Dziennik Budowy C33 - Rozważny i Romantyczka
Dzisiaj świąteczny dzień - dzień przyjmowania gości
Do południa odwiedzili nas Alfreda ze swoją połową i PYSZNYMI BABECZAMI i prezentem dla Mirasa - gustownym uniformem inwestorskim,cobym mniej prania miała
Siedzieliśmy sobie na deskach,słoneczko świeciło,a my gawędziliśmy o naszych budowach,przyszłych ogrodach.......przy kawce i ciachu i babeczkach
Po południu odwiedzili nas główni winowajcy - czyli serdeczni przyjaciele kórzy popełnili budowę domu 5 lat temu .I tak jeżdżąc do nich i zachwycając się ich domem zdecydowaliśmy się na tą szaloną decyzję( co poniektórzy do dzis uważają nas za wariatów co się porwali z motyką na słońce)
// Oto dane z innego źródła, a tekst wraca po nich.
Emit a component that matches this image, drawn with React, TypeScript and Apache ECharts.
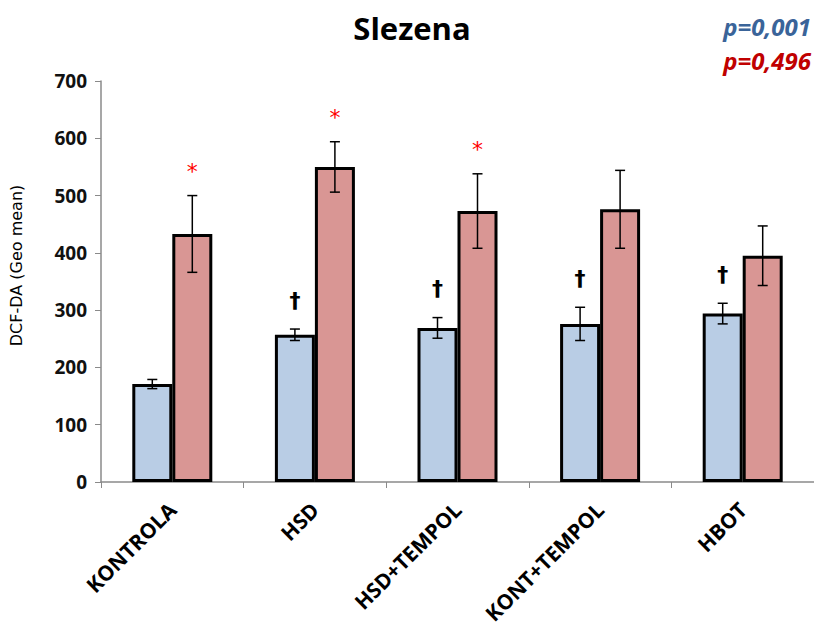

Tylko Ci którzy budują lub wybudowali dom,są nas w stanie zrozumieć i podzielają nasz entuzjazm w dążeniu do własnego,wymarzonego domu .Dochodzę do wniosku że z pozostałymi chyba nie umiem rozmawiać. Tak jakbym mówiła do nich po chińsku a oni nic,nawet jako-tako nie chwytają tematu.